* Goal of the exercise
Copy the listing below line for line, starting at its first line and ending with the line that has "for (let d = 0;" in it. Add nothing.

** Start **

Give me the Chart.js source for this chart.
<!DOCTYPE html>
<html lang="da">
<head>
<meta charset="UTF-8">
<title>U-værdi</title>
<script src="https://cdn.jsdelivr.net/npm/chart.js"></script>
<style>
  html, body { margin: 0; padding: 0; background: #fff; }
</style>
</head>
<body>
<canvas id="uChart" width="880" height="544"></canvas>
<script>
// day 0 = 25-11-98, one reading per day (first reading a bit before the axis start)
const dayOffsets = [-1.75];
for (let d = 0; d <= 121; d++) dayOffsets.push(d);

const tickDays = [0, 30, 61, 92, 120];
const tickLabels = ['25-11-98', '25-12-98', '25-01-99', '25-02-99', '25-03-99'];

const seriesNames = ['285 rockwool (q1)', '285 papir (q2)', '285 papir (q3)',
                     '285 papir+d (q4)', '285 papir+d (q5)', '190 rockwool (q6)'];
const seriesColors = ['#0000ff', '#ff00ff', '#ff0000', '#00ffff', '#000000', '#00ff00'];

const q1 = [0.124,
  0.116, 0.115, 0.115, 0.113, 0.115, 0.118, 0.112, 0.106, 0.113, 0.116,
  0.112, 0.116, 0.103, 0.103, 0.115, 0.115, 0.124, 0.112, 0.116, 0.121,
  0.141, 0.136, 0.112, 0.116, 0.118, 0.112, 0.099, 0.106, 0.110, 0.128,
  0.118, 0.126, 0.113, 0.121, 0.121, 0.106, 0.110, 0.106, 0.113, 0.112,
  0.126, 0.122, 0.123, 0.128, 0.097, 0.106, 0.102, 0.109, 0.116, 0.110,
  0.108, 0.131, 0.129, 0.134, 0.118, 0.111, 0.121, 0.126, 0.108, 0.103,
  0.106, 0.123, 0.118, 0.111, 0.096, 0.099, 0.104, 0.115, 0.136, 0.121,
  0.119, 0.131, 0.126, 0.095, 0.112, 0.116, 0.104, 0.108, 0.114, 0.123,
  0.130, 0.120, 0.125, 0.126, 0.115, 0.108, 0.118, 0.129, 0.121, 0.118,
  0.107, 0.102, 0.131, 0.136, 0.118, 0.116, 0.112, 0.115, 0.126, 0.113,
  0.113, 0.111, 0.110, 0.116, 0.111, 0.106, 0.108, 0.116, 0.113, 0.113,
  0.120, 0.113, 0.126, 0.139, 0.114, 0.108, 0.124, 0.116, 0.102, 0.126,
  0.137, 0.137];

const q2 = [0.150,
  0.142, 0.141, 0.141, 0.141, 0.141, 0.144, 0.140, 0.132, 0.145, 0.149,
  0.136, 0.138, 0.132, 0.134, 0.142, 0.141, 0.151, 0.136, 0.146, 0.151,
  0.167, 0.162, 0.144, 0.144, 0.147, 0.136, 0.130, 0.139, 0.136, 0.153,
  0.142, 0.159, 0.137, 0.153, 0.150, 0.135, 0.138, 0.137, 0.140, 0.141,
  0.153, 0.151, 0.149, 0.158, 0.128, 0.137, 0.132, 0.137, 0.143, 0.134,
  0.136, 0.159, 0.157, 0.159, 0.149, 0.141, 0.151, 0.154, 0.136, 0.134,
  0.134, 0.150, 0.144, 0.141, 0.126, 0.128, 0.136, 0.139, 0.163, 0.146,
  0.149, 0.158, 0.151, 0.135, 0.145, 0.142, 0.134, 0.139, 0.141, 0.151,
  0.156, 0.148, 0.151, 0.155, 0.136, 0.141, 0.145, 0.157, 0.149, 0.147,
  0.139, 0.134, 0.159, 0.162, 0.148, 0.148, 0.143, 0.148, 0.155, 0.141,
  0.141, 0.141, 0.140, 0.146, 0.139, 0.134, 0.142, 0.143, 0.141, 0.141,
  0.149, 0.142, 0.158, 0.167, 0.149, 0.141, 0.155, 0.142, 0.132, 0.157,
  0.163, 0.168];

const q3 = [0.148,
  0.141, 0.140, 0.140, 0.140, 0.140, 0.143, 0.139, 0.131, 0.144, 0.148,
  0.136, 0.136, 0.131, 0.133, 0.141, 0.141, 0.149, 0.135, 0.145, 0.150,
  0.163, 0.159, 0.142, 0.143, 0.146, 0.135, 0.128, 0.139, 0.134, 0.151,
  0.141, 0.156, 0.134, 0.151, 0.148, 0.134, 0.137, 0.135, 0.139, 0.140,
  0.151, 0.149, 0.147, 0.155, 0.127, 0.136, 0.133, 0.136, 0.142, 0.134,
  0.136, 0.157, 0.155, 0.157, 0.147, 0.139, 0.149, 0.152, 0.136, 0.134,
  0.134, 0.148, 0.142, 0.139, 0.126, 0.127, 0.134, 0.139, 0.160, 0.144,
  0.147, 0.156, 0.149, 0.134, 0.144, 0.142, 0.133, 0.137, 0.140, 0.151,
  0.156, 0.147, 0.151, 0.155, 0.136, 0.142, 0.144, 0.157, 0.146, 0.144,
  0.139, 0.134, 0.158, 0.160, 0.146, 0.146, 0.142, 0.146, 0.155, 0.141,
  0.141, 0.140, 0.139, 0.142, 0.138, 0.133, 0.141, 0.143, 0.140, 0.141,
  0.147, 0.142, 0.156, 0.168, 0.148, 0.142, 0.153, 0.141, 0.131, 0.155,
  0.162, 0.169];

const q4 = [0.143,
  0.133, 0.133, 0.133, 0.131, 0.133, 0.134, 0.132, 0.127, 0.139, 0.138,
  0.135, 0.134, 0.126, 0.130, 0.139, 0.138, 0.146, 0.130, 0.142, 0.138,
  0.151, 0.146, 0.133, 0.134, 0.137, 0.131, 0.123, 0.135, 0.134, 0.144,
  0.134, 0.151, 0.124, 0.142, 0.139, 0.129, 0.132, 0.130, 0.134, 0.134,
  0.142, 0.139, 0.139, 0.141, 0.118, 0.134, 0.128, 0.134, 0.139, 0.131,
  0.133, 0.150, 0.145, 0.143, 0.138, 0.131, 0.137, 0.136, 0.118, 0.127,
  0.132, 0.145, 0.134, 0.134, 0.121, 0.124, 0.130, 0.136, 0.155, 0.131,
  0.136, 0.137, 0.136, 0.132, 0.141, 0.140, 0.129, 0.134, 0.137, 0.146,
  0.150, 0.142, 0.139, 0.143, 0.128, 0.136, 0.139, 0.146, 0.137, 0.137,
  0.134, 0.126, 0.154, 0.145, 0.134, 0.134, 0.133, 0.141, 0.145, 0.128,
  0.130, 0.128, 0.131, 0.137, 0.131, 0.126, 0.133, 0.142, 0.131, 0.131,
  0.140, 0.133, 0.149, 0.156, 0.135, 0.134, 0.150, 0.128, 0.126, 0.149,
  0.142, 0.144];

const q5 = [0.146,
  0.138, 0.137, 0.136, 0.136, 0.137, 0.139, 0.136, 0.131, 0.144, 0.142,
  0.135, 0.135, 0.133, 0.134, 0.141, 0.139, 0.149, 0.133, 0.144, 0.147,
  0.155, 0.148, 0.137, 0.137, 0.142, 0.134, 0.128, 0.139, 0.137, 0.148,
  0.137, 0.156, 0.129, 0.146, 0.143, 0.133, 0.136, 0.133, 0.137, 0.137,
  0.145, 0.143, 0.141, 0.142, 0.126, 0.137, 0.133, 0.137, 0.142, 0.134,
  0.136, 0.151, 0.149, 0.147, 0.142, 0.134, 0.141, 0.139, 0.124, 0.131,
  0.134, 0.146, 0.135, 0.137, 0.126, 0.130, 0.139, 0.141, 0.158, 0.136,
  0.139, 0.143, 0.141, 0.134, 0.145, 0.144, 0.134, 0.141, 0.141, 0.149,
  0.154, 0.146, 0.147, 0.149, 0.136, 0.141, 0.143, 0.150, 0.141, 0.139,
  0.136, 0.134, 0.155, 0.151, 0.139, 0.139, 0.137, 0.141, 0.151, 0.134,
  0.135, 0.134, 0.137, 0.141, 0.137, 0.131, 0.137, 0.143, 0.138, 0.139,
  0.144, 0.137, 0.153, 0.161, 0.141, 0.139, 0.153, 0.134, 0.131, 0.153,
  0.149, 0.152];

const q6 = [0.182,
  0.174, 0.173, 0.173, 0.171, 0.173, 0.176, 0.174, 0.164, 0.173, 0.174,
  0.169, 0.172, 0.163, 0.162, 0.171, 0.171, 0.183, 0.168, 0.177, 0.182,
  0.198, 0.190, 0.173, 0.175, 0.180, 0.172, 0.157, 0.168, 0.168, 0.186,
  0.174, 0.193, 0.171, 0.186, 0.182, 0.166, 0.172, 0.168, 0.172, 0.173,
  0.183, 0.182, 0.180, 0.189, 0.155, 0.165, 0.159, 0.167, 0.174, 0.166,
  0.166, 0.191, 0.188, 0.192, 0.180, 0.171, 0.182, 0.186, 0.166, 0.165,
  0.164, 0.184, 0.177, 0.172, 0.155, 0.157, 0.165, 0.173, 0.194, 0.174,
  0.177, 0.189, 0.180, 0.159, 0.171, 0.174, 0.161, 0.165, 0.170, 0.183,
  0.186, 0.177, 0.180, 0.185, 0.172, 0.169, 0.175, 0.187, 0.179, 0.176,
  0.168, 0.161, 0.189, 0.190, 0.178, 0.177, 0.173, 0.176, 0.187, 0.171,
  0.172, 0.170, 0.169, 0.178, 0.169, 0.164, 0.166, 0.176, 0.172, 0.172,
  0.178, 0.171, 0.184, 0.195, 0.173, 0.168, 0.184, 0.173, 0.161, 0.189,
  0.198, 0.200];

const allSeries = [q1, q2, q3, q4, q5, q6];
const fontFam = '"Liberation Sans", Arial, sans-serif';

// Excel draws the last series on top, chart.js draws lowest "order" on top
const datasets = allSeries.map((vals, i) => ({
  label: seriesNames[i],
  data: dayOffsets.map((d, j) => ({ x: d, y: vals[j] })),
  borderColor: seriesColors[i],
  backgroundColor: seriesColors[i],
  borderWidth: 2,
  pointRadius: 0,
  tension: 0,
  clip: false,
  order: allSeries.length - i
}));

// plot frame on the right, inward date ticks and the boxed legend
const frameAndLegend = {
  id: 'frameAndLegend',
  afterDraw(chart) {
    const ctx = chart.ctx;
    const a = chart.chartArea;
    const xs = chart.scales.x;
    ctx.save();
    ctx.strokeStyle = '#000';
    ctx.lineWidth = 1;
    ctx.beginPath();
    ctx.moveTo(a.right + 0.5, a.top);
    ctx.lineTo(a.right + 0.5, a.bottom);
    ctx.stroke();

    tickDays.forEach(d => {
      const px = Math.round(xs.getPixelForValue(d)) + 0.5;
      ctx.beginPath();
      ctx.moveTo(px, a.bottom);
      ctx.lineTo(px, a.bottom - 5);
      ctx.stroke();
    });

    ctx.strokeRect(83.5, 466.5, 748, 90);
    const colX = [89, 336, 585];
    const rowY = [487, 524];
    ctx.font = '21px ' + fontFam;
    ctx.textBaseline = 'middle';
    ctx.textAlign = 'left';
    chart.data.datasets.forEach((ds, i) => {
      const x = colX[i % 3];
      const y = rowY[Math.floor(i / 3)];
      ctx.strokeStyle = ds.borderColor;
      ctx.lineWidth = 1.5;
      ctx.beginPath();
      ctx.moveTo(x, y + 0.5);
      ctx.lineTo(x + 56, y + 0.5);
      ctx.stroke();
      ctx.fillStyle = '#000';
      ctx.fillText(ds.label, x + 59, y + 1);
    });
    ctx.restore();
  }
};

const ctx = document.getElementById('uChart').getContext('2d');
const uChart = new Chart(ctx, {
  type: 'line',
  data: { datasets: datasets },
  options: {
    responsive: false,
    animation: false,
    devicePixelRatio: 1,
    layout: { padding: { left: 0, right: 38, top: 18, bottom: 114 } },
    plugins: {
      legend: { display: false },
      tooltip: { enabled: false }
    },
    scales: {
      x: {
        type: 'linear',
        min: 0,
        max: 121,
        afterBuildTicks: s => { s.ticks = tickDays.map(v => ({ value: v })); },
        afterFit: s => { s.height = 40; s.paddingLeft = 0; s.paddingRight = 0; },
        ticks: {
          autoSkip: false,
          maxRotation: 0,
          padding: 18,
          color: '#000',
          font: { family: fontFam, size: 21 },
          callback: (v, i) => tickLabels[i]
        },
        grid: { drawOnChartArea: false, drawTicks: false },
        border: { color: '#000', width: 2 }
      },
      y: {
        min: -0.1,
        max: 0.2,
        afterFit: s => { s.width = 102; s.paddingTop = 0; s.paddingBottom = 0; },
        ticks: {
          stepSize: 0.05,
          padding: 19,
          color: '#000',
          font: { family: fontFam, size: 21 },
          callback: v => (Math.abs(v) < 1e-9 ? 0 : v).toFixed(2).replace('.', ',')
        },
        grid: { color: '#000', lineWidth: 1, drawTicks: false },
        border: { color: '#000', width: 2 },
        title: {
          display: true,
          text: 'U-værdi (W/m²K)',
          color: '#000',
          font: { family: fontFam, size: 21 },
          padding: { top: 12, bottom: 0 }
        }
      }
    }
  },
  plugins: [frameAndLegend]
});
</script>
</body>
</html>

** End **

* Full output
Give me the Chart.js source for this chart.
<!DOCTYPE html>
<html lang="da">
<head>
<meta charset="UTF-8">
<title>U-værdi</title>
<script src="https://cdn.jsdelivr.net/npm/chart.js"></script>
<style>
  html, body { margin: 0; padding: 0; background: #fff; }
</style>
</head>
<body>
<canvas id="uChart" width="880" height="544"></canvas>
<script>
// day 0 = 25-11-98, one reading per day (first reading a bit before the axis start)
const dayOffsets = [-1.75];
for (let d = 0; d <= 121; d++) dayOffsets.push(d);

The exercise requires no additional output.